International art experts, conservation colleagues, and artists seeking to get up close and personal with the work of their peers and predecessors often visit the conservation studios in the Art Institute of Chicago to see the creative process unfold before their eyes. However, students or the public have rarely seen these spaces where creativity takes place. Now, through new digital and interactive tools, the museum’s walls have become permeable, giving everyone access to the specialized labs where the work of conservators—part artist, part scientist—happens. In the studio, laboratory tools such as high-powered microscopes can magnify the painted surface of an art piece hundreds of times to examine a crack, to study a graphite underdrawing that shows in the openings of an artist’s brushwork, or to precisely trace the contours of a past restoration. Students can visit the conservation studio virtually and learn about an object or area in the lab. They can also see an enlargement of a work and learn the artist, title, and more about the conservation treatment the work is receiving.

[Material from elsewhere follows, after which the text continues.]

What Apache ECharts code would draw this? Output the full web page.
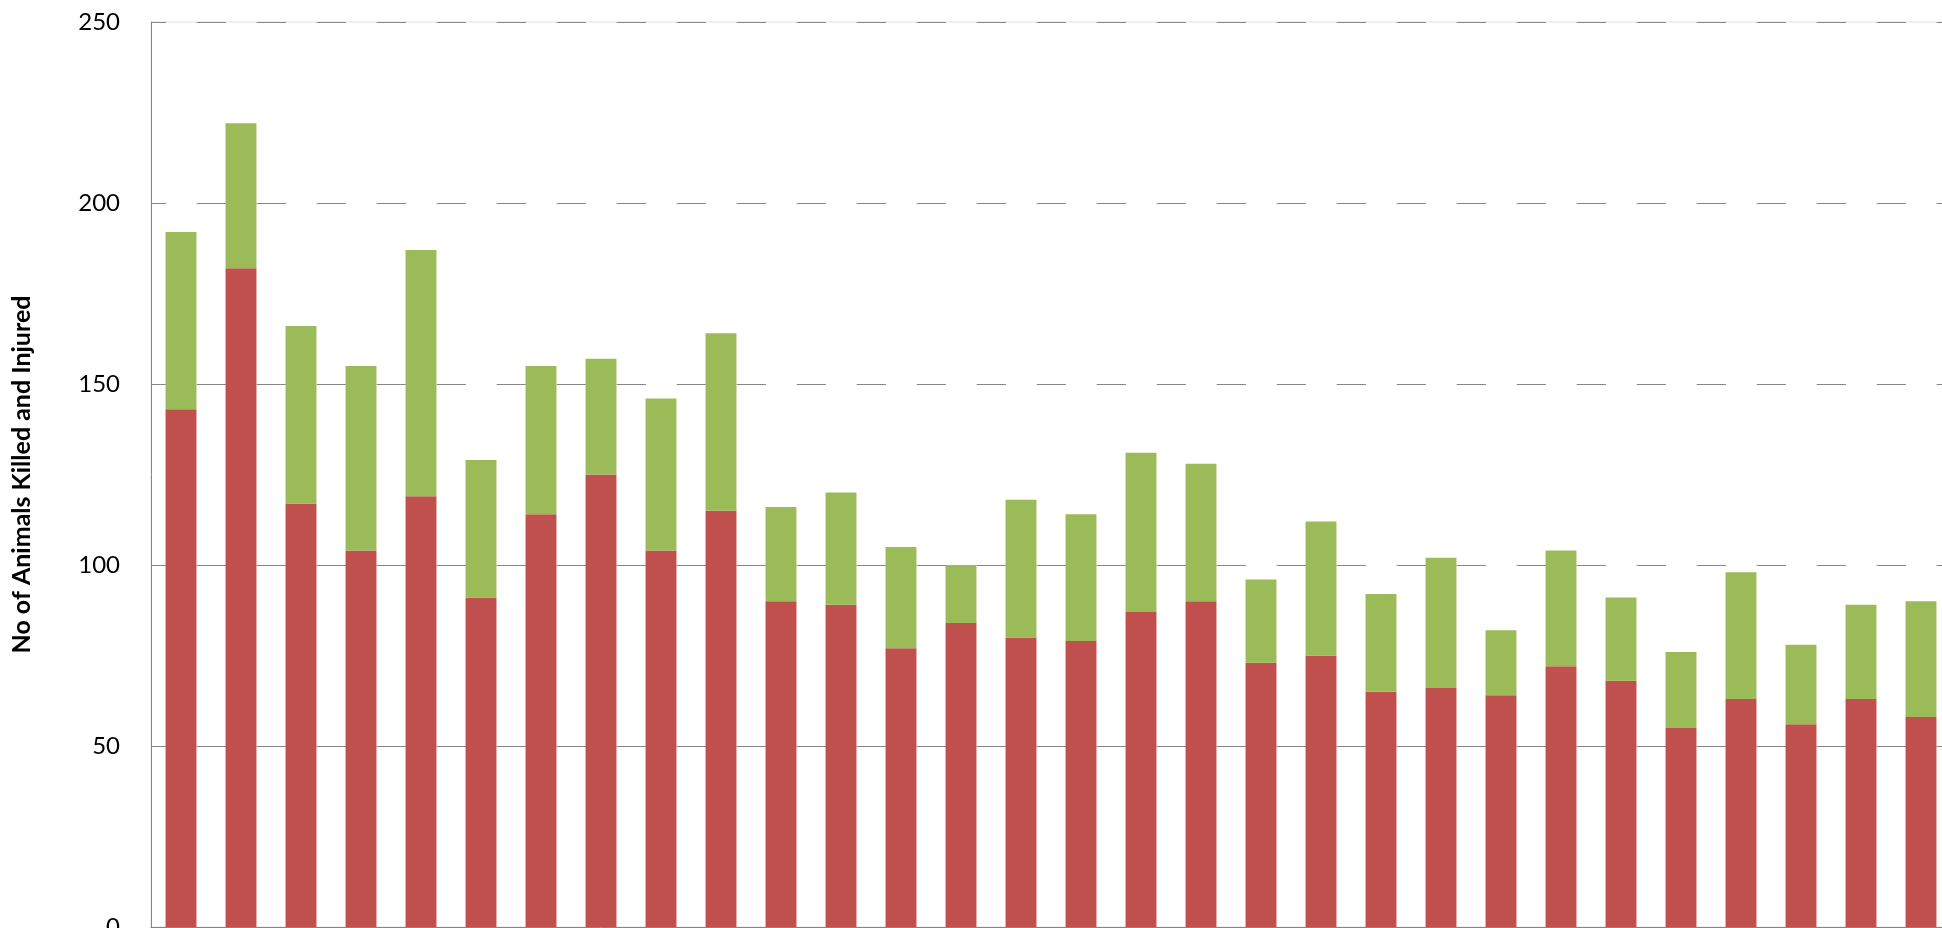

Budding young artists, photographers, or digital experts will appreciate the Master Class offerings that are part of Smithsonian Summer Virtual Adventures. Designed for students in grades 6–11, these weeklong studio courses help students develop specialized skills as they create personal projects inspired by Smithsonian collections.
The P. Buckley Moss Foundation for Children’s Education offers Teacher Art Grants of up to $1,000 to support new or evolving programs that integrate the arts into educational programming in a classroom setting.